The traditional method

Fine sparkling wines

The wines are elaborated according to traditional techniques combined with Monmousseau’s expertise. These uniquely made wines are produced following a maturing period of at least 12 months and even sometimes 2 or 3 years to fully express their aromatic potential and taste.

The « traditional method » entails carrying out a second bottle fermentation, during which the sugar is transformed into alcohol and then into carbonic gas.


In view of ensuring top quality wines, we monitor the grapes used to make them. The harvest of our varieties, essentially Chenin blanc (pineau de la Loire), Chardonnay, Pinot noir, Pineau d’Aunis, Cabernet France. The vinification of the musts ends at the end of October and the wines are then aged on fine lees.

We guarantee an irreproachable quality of grapes.

  • A network of must suppliers with whom we have also signed long term contracts. Our partners are selected according to the local nature of their terroir, their grape growing expertise, and the standard of quality of their equipment.
  • A strict checklist controlling the use of vineyard treatments and harvesting techniques.
  • An investment in the latest winegrowing material, most especially thermo-regulated stainless steel vats, thereby optimizing the winegrowing conditions.

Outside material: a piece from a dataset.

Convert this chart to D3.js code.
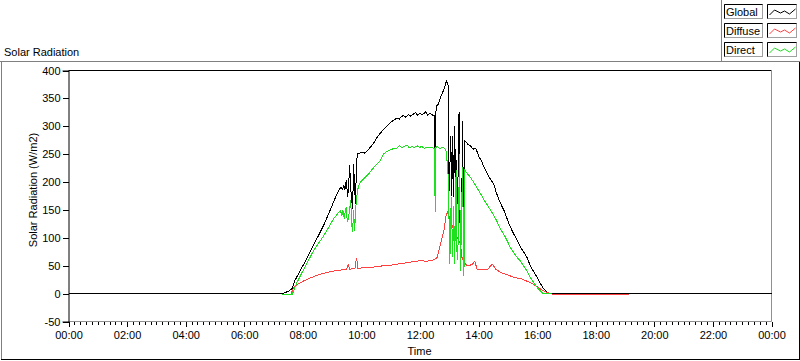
<!DOCTYPE html>
<html>
<head>
<meta charset="utf-8">
<script src="https://cdn.jsdelivr.net/npm/d3@7"></script>
<style>
  body { margin: 0; background: #fff; }
  svg text { font-family: "Liberation Sans", Arial, sans-serif; font-size: 11px; fill: #000; }
</style>
</head>
<body>
<svg id="graph"></svg>
<script>
// readings, [time, W/m2]
var globalRad = [["00:00",0],["07:18",0],["07:30",4],["07:38",9],["07:44",24],["08:02",53],["08:22",87],["08:43",123],["09:01",160],["09:10",179],["09:18",191],["09:21",187],["09:24",194],["09:26",186],["09:29",203],["09:32",173],["09:34",198],["09:36",230],["09:38",188],["09:39",179],["09:42",152],["09:44",233],["09:46",190],["09:48",161],["09:50",239],["09:53",251],["10:01",253],["10:06",252],["10:12",256],["10:18",262],["10:25",270],["10:32",280],["10:39",288],["10:46",295],["10:53",301],["11:00",307],["11:06",311],["11:12",314],["11:18",313],["11:22",318],["11:27",319],["11:31",316],["11:36",321],["11:41",318],["11:47",322],["11:51",325],["11:55",320],["12:00",324],["12:04",321],["12:08",323],["12:12",326],["12:16",320],["12:20",323],["12:24",321],["12:28",319],["12:30",320],["12:31",206],["12:32",320],["12:34",337],["12:38",340],["12:42",352],["12:46",360],["12:49",366],["12:52",374],["12:54",381],["12:56",378],["12:58",372],["12:59",173],["13:01",221],["13:03",283],["13:05",175],["13:07",283],["13:09",173],["13:11",301],["13:13",185],["13:15",240],["13:17",160],["13:20",325],["13:22",120],["13:25",89],["13:27",310],["13:30",86],["13:32",274],["13:38",268],["13:43",265],["13:49",259],["13:54",261],["14:01",245],["14:06",238],["14:11",227],["14:16",218],["14:21",209],["14:26",203],["14:31",197],["14:36",182],["14:41",170],["14:46",160],["14:52",149],["14:57",138],["15:02",125],["15:07",116],["15:12",107],["15:19",96],["15:26",83],["15:33",74],["15:39",65],["15:46",50],["15:53",39],["16:00",29],["16:06",19],["16:12",10],["16:18",4],["16:27",0],["24:00",0]]

var diffuseRad = [["07:36",0],["07:42",12],["07:50",17],["08:00",22],["08:15",28],["08:30",33],["08:45",37],["09:00",40],["09:15",42],["09:30",44],["09:33",52],["09:36",43],["09:40",45],["09:47",46],["09:50",64],["09:53",45],["10:00",46],["10:15",47],["10:30",48],["10:45",50],["11:00",51],["11:15",53],["11:30",55],["11:45",57],["12:00",59],["12:15",58],["12:25",60],["12:30",61],["12:35",65],["12:42",89],["12:49",113],["12:54",143],["12:56",146],["12:59",140],["13:03",130],["13:09",113],["13:16",101],["13:23",89],["13:26",65],["13:30",56],["13:37",50],["13:47",52],["13:52",58],["13:57",44],["14:07",43],["14:18",43],["14:28",53],["14:35",44],["14:45",38],["14:59",34],["15:12",29],["15:26",27],["15:40",22],["15:50",18],["16:07",8],["16:17",3],["16:34",-2],["19:08",-2]]

var directRad = [["07:18",-2],["07:38",-2],["07:48",20],["08:02",44],["08:22",77],["08:43",104],["09:03",134],["09:10",142],["09:17",149],["09:20",140],["09:22",150],["09:25",134],["09:27",148],["09:29",155],["09:31",128],["09:33",134],["09:35",145],["09:38",167],["09:40",125],["09:42",110],["09:44",150],["09:46",113],["09:49",160],["09:52",185],["09:55",195],["09:58",200],["10:05",206],["10:11",211],["10:18",218],["10:25",226],["10:32",232],["10:39",239],["10:46",251],["10:53",255],["11:00",258],["11:06",260],["11:13",261],["11:18",265],["11:23",262],["11:28",264],["11:34",266],["11:38",261],["11:43",264],["11:48",262],["11:54",265],["11:59",262],["12:04",264],["12:09",260],["12:14",263],["12:19",261],["12:24",262],["12:28",260],["12:30",261],["12:31",146],["12:32",262],["12:36",264],["12:40",260],["12:45",262],["12:50",261],["12:53",258],["12:56",233],["12:58",205],["13:01",53],["13:04",173],["13:07",65],["13:09",157],["13:11",53],["13:14",221],["13:16",60],["13:18",89],["13:21",251],["13:23",41],["13:27",227],["13:30",32],["13:32",221],["13:37",215],["13:43",209],["13:54",194],["14:04",179],["14:14",164],["14:25",149],["14:35",134],["14:45",116],["14:55",101],["15:05",83],["15:16",68],["15:26",58],["15:36",45],["15:46",29],["15:55",17],["16:03",8],["16:12",0],["16:28",0]]

var legendNames = ["Global","Diffuse","Direct"]
var seriesColors = ["#000000","#ff4040","#1ee01e"]
var yTicks = [-50,0,50,100,150,200,250,300,350,400]
var xMajor = d3.range(0, 1441, 120)   // minutes, every 2 h
var xMinor = d3.range(0, 1441, 12)

function toMin(t){
    var p = t.split(":")
    return (+p[0])*60 + (+p[1])
}
function fmt(m){
    var h = Math.floor(m/60) % 24
    return (h<10 ? "0"+h : ""+h) + ":00"
}

window.onload = function(){
    const svg = d3.select("#graph").attr("width", 800).attr("height", 361)

    svg.append("rect").attr("width",800).attr("height",361).attr("fill","#fff")

    // outer panel
    svg.append("line").attr("x1",0).attr("x2",721).attr("y1",61.5).attr("y2",61.5).attr("stroke","#808080")
    svg.append("line").attr("x1",1.5).attr("x2",1.5).attr("y1",61.5).attr("y2",359.5).attr("stroke","#808080")
    svg.append("line").attr("x1",1).attr("x2",800).attr("y1",359.5).attr("y2",359.5).attr("stroke","#000")
    svg.append("line").attr("x1",799.5).attr("x2",799.5).attr("y1",61).attr("y2",360).attr("stroke","#000")

    // legend panel
    svg.append("line").attr("x1",721.5).attr("x2",721.5).attr("y1",0).attr("y2",61.5).attr("stroke","#808080")
    svg.append("line").attr("x1",721).attr("x2",800).attr("y1",61.5).attr("y2",61.5).attr("stroke","#808080")

    svg.append("text").attr("x",4).attr("y",56).text("Solar Radiation")

    const x = d3.scaleLinear().domain([0,1440]).range([68.5,771.5])
    const y = d3.scaleLinear().domain([-50,400]).range([321.5,70.5])

    // frame
    svg.append("line").attr("x1",68.5).attr("x2",771.5).attr("y1",70.5).attr("y2",70.5).attr("stroke","#000")
    svg.append("line").attr("x1",771.5).attr("x2",771.5).attr("y1",70.5).attr("y2",321.5).attr("stroke","#909090")

    const gx = svg.append("g").attr("transform","translate(0,321.5)")
        .call(d3.axisBottom(x).tickValues(xMinor).tickSize(3).tickFormat(""))
    const gx2 = svg.append("g").attr("transform","translate(0,321.5)")
        .call(d3.axisBottom(x).tickValues(xMajor).tickSize(5).tickPadding(5).tickFormat(fmt))
    gx.select(".domain").remove()
    gx2.select(".domain").remove()
    svg.append("line").attr("x1",68.5).attr("x2",771.5).attr("y1",321.5).attr("y2",321.5).attr("stroke","#909090")

    const gy = svg.append("g").attr("transform","translate(68.5,0)")
        .call(d3.axisLeft(y).tickValues(yTicks).tickSize(6).tickPadding(2).tickFormat(d=>String(d)))
    gy.select(".domain").attr("stroke","#000")

    svg.selectAll(".tick line").attr("stroke","#000").attr("shape-rendering","crispEdges")
    svg.selectAll(".tick text").attr("font-size",null).attr("font-family",null).attr("fill","#000")

    svg.append("text").attr("transform","translate(37,190) rotate(-90)")
        .attr("text-anchor","middle").text("Solar Radiation (W/m2)")
    svg.append("text").attr("x",419.5).attr("y",355).attr("text-anchor","middle").text("Time")

    const line = d3.line().x(d=>x(toMin(d[0]))).y(d=>y(d[1]))
    const series = [globalRad, diffuseRad, directRad]
    svg.append("g").selectAll("path").data(series).enter().append("path")
        .attr("d", line)
        .attr("fill","none")
        .attr("stroke",(d,i)=>seriesColors[i])
        .attr("stroke-width",1)
        .attr("shape-rendering","crispEdges")

    // legend
    const zig = [[2,11],[7,6],[13,9],[17,7],[22,10],[28,5]]
    const lg = svg.append("g").selectAll("g").data(legendNames).enter().append("g")
        .attr("transform",(d,i)=>"translate(0,"+(4+i*19)+")")
    lg.each(function(d,i){
        const g = d3.select(this)
        // name box
        g.append("rect").attr("x",724.5).attr("y",0.5).attr("width",38).attr("height",14).attr("fill","#fff").attr("stroke","#a0a0a0")
        g.append("path").attr("d","M724.5,14.5V0.5H762.5").attr("fill","none").attr("stroke","#000")
        g.append("text").attr("x",726).attr("y",12).text(d)
        // swatch box
        g.append("rect").attr("x",767.5).attr("y",0.5).attr("width",29).attr("height",14).attr("fill","#fff").attr("stroke","#a0a0a0")
        g.append("path").attr("d","M767.5,14.5V0.5H796.5").attr("fill","none").attr("stroke","#000")
        g.append("path").attr("d", d3.line().x(p=>767.5+p[0]).y(p=>p[1])(zig))
            .attr("fill","none").attr("stroke",seriesColors[i])
    })
}
</script>
</body>
</html>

Following the maturation on lees, the wines are blended according to the desired aromatic profile, then obtain a protein and tartaric stabilization. Before bottling, a final filtration guarantees the microbiological stability of the wine.

During the bottling process, a liqueur is added by our cellar master (a mixture of sugar and selected yeast). This second fermentation in the bottle, well controlled, will guarantee the taste quality of our fine bubbles.

Creating bubbles

Once the special liqueur that creates bubbles has been added before closing the bottles with a wire capsule, the wines are then placed in our troglodytic cellars which benefit from a constant temperature of 12°C and a hygrometric level of 80% all year around. They are stored horizontally for about 4 months. This period produces a second alcoholic fermentation during which the yeast and sugar slowly transform into alcohol and carbonic gas. Once the fermentation is over, the wine is left to mature for 9 to 24 months or even more when it comes to prestigious wines.

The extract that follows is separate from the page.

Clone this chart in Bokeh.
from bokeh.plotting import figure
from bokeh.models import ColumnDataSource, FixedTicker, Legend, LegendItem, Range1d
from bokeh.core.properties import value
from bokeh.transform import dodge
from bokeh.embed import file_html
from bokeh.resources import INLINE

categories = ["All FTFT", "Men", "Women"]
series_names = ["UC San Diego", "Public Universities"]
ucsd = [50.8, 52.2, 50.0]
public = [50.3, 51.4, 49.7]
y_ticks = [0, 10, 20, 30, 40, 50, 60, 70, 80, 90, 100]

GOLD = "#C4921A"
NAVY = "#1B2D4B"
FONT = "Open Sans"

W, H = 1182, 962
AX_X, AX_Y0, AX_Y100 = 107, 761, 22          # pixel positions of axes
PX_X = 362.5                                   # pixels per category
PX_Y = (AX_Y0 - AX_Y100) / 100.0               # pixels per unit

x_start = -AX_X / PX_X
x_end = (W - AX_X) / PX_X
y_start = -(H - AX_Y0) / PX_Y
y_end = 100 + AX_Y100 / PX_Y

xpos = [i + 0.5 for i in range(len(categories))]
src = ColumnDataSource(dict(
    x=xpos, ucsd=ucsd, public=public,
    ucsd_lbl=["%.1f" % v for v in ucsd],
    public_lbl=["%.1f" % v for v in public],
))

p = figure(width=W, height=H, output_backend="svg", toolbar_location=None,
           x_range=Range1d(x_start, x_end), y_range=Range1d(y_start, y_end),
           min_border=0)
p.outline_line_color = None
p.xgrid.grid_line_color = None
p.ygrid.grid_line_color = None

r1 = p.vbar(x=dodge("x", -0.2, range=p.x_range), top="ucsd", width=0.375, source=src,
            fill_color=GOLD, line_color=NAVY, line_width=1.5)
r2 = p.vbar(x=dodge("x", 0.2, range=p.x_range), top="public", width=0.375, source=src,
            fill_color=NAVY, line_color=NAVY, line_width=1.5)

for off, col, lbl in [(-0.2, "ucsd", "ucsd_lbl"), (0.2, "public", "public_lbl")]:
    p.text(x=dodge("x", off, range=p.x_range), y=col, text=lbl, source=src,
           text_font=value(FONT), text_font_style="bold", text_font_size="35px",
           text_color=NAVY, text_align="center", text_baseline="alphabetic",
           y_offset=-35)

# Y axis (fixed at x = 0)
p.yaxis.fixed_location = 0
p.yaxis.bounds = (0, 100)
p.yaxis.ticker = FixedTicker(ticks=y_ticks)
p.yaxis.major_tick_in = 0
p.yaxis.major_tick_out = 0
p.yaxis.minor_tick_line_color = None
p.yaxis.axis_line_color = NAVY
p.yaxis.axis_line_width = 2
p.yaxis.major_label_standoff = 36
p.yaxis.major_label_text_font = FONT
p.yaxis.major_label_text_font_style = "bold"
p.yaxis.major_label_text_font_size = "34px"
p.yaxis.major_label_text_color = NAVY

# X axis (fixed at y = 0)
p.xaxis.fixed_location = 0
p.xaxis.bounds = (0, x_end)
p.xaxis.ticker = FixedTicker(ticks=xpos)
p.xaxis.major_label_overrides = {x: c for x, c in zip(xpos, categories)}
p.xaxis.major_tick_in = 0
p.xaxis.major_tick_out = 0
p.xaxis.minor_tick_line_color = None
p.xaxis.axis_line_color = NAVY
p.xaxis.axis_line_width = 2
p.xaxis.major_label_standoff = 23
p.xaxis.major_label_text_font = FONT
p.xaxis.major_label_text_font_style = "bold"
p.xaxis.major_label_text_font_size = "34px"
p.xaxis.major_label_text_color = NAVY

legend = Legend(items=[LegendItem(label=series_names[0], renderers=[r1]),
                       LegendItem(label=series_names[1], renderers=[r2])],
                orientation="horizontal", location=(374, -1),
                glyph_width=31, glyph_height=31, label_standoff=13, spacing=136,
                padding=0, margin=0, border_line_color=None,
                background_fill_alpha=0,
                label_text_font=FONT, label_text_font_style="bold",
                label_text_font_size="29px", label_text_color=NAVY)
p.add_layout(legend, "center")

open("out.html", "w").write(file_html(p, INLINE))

This technique results in products with a unique character underscored by fine and elegant bubbles. The deposit that appeared during the second fermentation also gradually disappears during the maturing period and the wine develops its bouquet, with round and supple aromas.

Elevage Monmousseau


Riddling is a technique transferring the deposit down into the neck of the bottle. Two methods are used to this end :

  • the ancestral method which involves putting the bottles on a stand and placing them head down one by one. ( 120 bottles )
  • Mechanical riddling on gyropallet ( 1040 bottles )

These two techniques produce similar results in terms of quality.

During the riddling, the bottles are placed in a horizontal position, and then simultaneously turned and tilted until reaching a vertical position, thereby allowing the deposit to slide down into the neck of the bottle.

Storing upside down

The bottles are stocked upside down in order for the deposit to make its way entirely into the neck against the capsule. This period lasts a couple of months and allows the wine to further mature.


This step entails removing the bottle’s deposit and adding “liqueur d’expédition”.

  • the closed bottles are placed upside down with the neck in a refrigerated solution at minus 25°C
  • after about 10 minutes, a ice cork forms in the neck thereby capturing the deposit
  • the bottle is automatically placed on the line, put into an upright position and opened. Under the pressure, the ice cork is ejected, thereby eliminating the deposit from the bottle.
  • the lost volume is topped up by the “liqueur d’expédition”. This liqueur is important in determining the wine’s style. Depending upon its composition it will produce either a brut, extra brut, dry or semi-dry wine.

The bottles are then corked, closed with wire and stocked in a horizontal position for several months at a constant temperature. After that, they are then dressed up to the nines for shipment with a last final cork, a wire hood, a label, a gold-colored foil and a neck label.